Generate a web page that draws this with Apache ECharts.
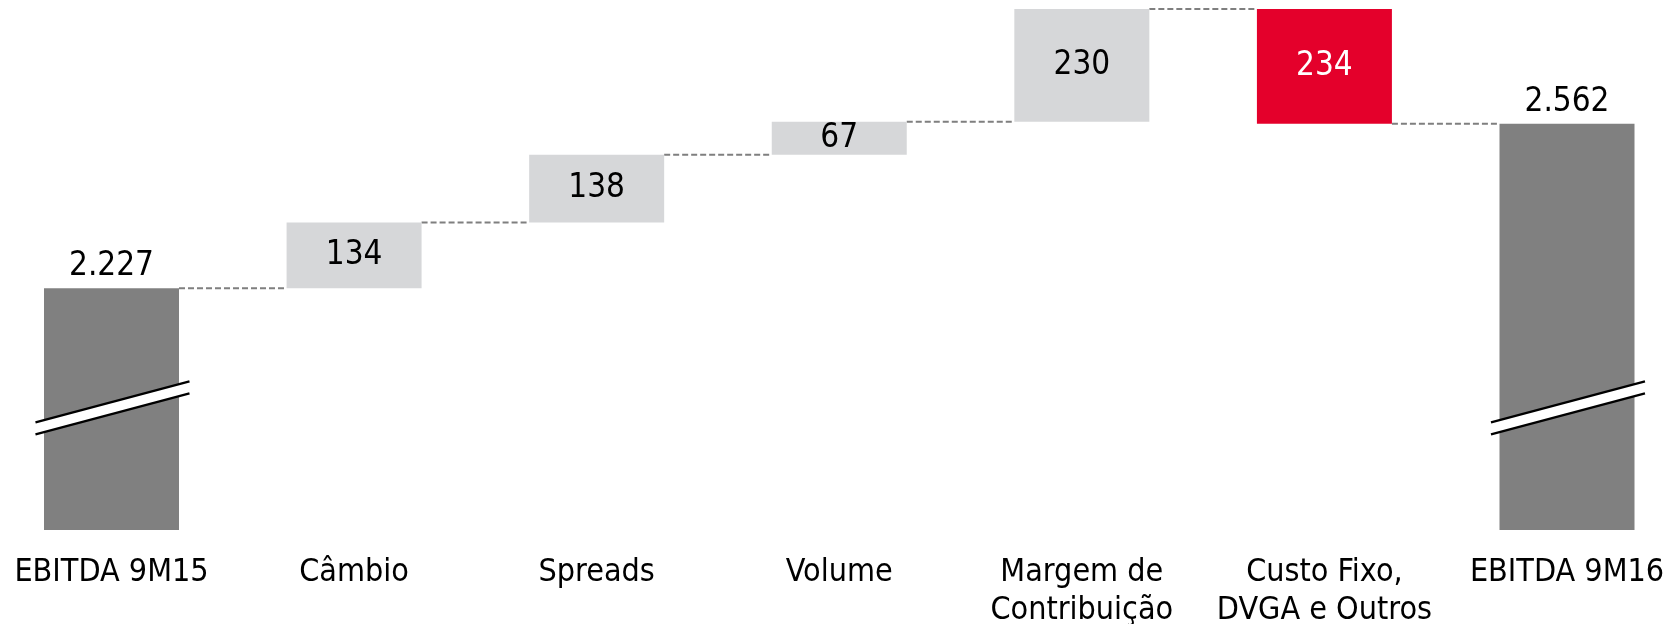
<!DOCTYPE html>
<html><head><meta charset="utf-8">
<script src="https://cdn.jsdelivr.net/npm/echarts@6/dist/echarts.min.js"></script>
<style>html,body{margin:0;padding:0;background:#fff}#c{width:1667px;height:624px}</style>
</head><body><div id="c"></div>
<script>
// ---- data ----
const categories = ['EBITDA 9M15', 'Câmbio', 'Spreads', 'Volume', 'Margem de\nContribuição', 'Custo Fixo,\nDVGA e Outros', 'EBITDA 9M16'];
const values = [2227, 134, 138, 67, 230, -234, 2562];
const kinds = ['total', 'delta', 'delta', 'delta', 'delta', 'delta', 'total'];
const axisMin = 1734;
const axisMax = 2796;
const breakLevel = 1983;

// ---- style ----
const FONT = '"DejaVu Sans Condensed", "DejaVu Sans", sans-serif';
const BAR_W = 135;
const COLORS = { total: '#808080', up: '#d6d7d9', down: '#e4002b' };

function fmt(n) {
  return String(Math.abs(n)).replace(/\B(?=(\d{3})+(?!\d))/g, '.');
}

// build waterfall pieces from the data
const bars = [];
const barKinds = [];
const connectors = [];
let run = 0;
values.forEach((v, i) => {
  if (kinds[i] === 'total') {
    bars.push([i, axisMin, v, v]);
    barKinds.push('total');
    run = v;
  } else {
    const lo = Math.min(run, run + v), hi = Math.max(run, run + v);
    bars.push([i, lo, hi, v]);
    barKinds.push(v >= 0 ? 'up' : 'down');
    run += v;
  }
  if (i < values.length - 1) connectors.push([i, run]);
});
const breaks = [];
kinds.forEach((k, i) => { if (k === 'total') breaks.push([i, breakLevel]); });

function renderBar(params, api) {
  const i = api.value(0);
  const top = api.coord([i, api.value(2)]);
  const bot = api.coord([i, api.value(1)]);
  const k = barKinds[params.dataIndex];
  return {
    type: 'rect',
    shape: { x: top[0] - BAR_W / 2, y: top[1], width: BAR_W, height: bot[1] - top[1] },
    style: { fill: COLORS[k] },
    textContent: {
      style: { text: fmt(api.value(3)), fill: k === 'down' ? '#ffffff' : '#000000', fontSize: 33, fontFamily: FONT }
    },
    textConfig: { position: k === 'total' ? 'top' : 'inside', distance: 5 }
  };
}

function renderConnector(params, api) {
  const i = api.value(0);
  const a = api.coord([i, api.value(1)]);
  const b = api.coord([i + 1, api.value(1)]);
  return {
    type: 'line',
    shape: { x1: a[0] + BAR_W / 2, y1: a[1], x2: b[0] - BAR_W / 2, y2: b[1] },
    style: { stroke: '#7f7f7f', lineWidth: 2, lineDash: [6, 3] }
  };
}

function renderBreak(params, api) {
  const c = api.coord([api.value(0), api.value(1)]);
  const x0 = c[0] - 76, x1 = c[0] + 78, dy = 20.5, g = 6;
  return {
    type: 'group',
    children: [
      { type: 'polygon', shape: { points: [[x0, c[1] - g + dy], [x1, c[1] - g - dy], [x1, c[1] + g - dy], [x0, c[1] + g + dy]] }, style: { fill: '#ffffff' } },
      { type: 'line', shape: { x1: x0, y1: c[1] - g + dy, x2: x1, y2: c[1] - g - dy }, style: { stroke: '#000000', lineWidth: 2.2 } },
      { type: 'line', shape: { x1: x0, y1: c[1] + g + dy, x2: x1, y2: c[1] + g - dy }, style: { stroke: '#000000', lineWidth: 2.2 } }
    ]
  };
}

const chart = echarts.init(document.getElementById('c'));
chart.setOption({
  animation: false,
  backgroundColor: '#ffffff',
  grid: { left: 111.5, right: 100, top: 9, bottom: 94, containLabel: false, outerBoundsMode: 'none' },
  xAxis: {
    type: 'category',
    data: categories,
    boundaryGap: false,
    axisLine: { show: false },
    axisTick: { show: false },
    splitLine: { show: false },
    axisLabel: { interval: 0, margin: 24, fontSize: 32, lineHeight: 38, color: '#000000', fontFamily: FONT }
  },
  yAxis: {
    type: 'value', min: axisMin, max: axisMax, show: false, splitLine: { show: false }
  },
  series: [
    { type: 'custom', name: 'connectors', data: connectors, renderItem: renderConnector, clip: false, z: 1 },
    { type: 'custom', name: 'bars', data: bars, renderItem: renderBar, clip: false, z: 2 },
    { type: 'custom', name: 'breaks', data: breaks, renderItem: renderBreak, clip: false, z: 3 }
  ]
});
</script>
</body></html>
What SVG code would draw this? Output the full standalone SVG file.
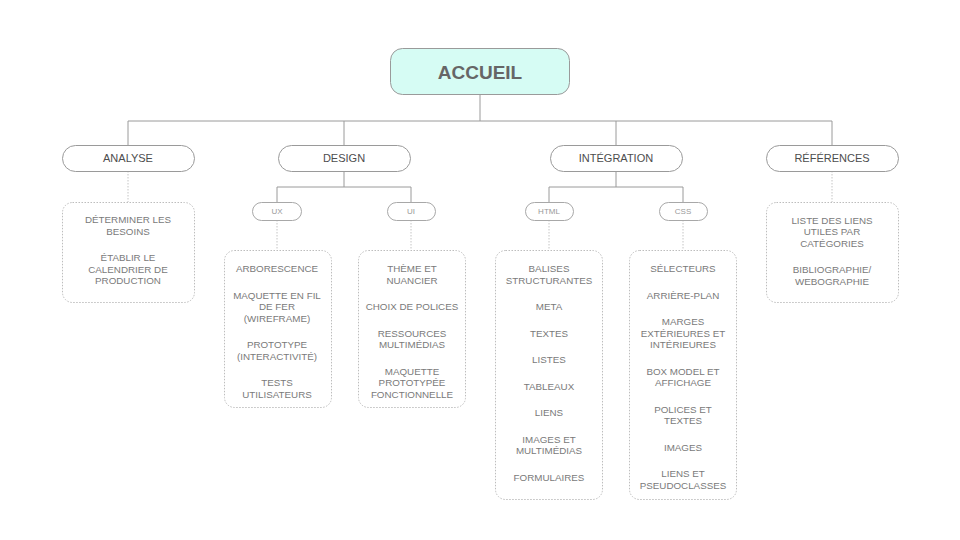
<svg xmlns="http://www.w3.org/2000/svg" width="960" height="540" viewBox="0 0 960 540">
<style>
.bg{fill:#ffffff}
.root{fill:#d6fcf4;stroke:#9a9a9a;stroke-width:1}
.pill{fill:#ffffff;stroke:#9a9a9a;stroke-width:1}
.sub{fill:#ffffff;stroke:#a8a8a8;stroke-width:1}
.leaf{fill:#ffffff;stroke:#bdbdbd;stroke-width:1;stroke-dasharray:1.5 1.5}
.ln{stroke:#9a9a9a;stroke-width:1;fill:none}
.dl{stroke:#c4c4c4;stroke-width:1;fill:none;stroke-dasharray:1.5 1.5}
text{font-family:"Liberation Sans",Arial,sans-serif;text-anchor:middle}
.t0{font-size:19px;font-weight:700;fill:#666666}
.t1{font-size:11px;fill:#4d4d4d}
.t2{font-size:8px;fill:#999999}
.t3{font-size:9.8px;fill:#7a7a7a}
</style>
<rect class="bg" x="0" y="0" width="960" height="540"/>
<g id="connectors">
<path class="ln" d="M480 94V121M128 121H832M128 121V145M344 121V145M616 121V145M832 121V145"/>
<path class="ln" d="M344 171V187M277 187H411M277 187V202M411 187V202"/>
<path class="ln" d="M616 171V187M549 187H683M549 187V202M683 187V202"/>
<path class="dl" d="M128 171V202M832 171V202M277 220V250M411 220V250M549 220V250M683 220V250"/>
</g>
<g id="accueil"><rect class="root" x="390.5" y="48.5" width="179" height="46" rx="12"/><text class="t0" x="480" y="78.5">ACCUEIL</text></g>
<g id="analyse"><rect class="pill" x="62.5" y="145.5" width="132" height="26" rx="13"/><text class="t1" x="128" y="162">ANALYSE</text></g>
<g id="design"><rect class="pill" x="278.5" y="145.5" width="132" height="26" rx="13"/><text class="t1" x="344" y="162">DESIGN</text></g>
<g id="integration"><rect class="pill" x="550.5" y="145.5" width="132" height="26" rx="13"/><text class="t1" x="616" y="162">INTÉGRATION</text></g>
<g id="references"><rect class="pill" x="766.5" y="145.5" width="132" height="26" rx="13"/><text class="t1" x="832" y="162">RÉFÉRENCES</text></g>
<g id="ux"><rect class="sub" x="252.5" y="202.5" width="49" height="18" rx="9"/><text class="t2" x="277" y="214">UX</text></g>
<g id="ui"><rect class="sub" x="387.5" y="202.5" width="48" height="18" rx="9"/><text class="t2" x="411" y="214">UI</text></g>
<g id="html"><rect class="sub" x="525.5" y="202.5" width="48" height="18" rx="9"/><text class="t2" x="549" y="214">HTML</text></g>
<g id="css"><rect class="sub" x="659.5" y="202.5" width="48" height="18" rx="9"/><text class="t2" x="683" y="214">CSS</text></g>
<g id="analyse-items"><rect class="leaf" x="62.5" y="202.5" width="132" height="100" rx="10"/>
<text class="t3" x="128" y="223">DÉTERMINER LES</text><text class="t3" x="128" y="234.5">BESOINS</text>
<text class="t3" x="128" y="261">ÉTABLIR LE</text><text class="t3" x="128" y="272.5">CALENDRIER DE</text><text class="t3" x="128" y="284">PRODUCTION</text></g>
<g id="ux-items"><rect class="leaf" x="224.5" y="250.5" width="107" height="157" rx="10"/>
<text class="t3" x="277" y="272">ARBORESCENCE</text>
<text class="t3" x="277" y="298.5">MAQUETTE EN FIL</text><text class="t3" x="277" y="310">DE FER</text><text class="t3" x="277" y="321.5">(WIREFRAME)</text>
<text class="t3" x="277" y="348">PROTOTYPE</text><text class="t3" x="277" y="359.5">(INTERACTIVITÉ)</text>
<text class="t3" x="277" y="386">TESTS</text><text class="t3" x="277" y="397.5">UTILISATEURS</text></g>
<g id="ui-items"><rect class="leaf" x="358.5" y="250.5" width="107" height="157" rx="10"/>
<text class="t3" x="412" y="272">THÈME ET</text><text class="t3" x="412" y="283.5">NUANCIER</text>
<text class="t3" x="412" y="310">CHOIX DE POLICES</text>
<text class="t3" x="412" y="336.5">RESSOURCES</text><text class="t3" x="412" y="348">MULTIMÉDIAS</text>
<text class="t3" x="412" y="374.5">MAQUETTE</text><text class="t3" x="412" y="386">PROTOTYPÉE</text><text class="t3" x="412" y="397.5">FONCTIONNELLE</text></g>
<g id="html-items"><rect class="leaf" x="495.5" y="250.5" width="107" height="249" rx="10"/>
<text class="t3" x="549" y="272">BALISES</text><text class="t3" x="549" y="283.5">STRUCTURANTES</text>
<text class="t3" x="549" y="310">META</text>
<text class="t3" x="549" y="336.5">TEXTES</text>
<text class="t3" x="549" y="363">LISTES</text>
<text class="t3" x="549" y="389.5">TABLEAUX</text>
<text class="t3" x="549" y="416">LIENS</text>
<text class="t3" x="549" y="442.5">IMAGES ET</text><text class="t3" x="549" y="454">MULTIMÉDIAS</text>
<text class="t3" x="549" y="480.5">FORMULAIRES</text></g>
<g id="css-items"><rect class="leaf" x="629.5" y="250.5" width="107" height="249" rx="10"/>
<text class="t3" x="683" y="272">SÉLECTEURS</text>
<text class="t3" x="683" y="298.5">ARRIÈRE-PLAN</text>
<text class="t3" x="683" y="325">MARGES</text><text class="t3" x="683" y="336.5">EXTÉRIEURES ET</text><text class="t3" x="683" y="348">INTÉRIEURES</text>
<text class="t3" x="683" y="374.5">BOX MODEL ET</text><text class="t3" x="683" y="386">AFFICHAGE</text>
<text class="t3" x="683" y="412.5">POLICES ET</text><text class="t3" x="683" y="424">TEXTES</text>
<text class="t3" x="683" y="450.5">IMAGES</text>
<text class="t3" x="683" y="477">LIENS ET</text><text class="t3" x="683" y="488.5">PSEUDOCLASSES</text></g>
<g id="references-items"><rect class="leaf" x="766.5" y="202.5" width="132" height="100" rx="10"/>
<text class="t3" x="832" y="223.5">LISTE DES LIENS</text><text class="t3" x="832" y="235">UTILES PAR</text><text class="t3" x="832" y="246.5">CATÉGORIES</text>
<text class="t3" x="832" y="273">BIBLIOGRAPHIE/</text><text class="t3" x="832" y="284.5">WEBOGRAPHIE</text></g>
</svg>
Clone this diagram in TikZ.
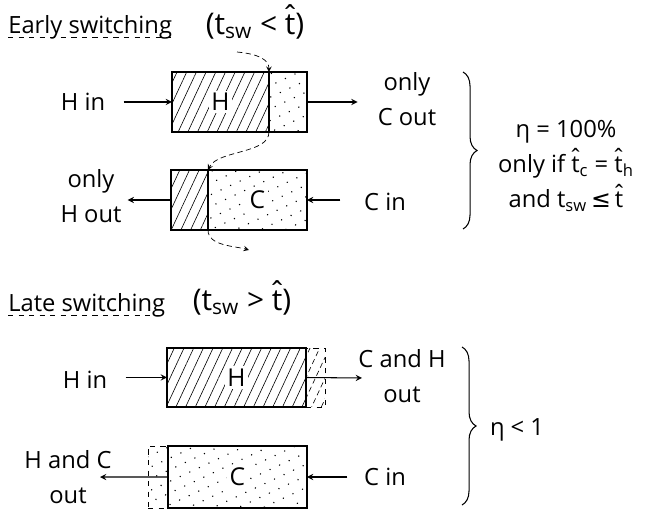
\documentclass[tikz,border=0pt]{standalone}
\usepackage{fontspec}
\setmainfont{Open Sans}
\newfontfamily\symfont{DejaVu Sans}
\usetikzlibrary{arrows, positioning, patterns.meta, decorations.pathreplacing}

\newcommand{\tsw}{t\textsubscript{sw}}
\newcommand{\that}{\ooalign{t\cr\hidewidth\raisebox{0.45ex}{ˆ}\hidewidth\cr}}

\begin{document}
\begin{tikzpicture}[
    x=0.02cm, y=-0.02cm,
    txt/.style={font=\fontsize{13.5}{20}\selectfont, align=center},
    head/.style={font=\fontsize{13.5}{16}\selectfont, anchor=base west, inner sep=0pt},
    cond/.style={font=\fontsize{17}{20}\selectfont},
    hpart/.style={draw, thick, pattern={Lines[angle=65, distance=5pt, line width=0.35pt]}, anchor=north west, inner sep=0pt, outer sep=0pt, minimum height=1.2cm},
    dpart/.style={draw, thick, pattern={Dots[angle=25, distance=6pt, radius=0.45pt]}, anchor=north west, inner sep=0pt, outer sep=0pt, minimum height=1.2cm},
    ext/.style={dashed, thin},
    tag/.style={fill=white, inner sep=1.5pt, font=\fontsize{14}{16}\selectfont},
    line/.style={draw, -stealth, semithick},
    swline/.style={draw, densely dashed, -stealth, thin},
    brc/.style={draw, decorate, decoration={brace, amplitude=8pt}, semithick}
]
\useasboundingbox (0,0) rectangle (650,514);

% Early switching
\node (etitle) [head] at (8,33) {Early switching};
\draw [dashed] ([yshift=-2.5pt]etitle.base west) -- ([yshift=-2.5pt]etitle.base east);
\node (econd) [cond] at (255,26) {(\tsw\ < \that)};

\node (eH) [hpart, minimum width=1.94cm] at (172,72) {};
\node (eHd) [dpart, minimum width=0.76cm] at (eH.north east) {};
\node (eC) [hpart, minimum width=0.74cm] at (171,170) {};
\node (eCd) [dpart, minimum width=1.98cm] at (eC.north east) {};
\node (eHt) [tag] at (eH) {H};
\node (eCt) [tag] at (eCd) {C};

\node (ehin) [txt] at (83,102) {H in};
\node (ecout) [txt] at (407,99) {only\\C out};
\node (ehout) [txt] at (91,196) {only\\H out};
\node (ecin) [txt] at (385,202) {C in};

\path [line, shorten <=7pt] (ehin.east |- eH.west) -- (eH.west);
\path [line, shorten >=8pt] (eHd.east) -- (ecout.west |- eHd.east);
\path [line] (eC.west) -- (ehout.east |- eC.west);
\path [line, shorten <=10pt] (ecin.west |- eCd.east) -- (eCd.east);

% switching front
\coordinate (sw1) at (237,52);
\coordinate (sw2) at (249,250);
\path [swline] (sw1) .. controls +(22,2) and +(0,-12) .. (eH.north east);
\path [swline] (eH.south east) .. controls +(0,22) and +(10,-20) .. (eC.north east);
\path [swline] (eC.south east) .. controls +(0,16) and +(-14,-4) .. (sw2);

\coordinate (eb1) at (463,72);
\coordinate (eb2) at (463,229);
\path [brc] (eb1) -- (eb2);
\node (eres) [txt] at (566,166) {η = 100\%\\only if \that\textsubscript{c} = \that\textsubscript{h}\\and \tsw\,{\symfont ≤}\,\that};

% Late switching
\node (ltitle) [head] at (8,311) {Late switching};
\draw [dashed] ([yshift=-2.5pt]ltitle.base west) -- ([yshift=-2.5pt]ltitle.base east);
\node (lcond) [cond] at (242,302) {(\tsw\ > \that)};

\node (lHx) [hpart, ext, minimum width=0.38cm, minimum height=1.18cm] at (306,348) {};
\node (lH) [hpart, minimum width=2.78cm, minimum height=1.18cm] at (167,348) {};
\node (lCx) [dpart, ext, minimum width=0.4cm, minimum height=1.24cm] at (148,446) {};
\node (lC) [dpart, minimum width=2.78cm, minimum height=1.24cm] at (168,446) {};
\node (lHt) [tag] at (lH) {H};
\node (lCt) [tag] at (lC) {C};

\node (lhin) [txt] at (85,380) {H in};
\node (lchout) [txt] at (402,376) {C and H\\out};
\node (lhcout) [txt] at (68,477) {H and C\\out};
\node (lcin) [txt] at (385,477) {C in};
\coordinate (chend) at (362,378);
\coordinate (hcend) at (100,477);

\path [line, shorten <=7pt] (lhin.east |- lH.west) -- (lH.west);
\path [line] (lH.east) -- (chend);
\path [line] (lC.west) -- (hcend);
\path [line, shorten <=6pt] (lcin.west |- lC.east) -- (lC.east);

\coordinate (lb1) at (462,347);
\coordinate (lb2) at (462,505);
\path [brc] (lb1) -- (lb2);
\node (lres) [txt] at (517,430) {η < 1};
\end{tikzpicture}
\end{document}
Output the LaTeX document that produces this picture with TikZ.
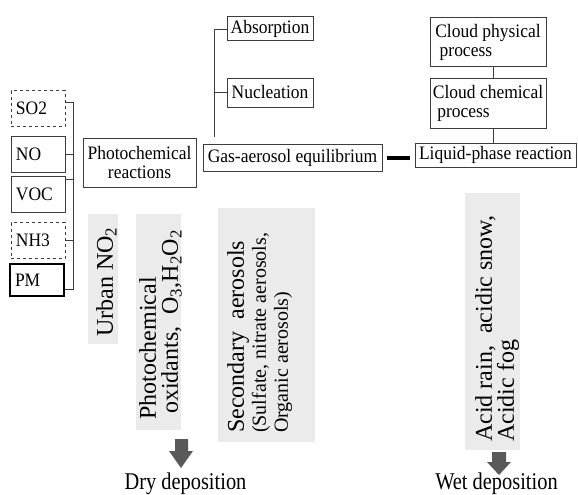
☆ ☆ ☆ ☆ ☆
• Task directions: Find the lines with the string "standalone" and reproduce them.

• Reply:
What SVG code would draw this? Output the full standalone SVG file.
\documentclass[tikz,border=0pt]{standalone}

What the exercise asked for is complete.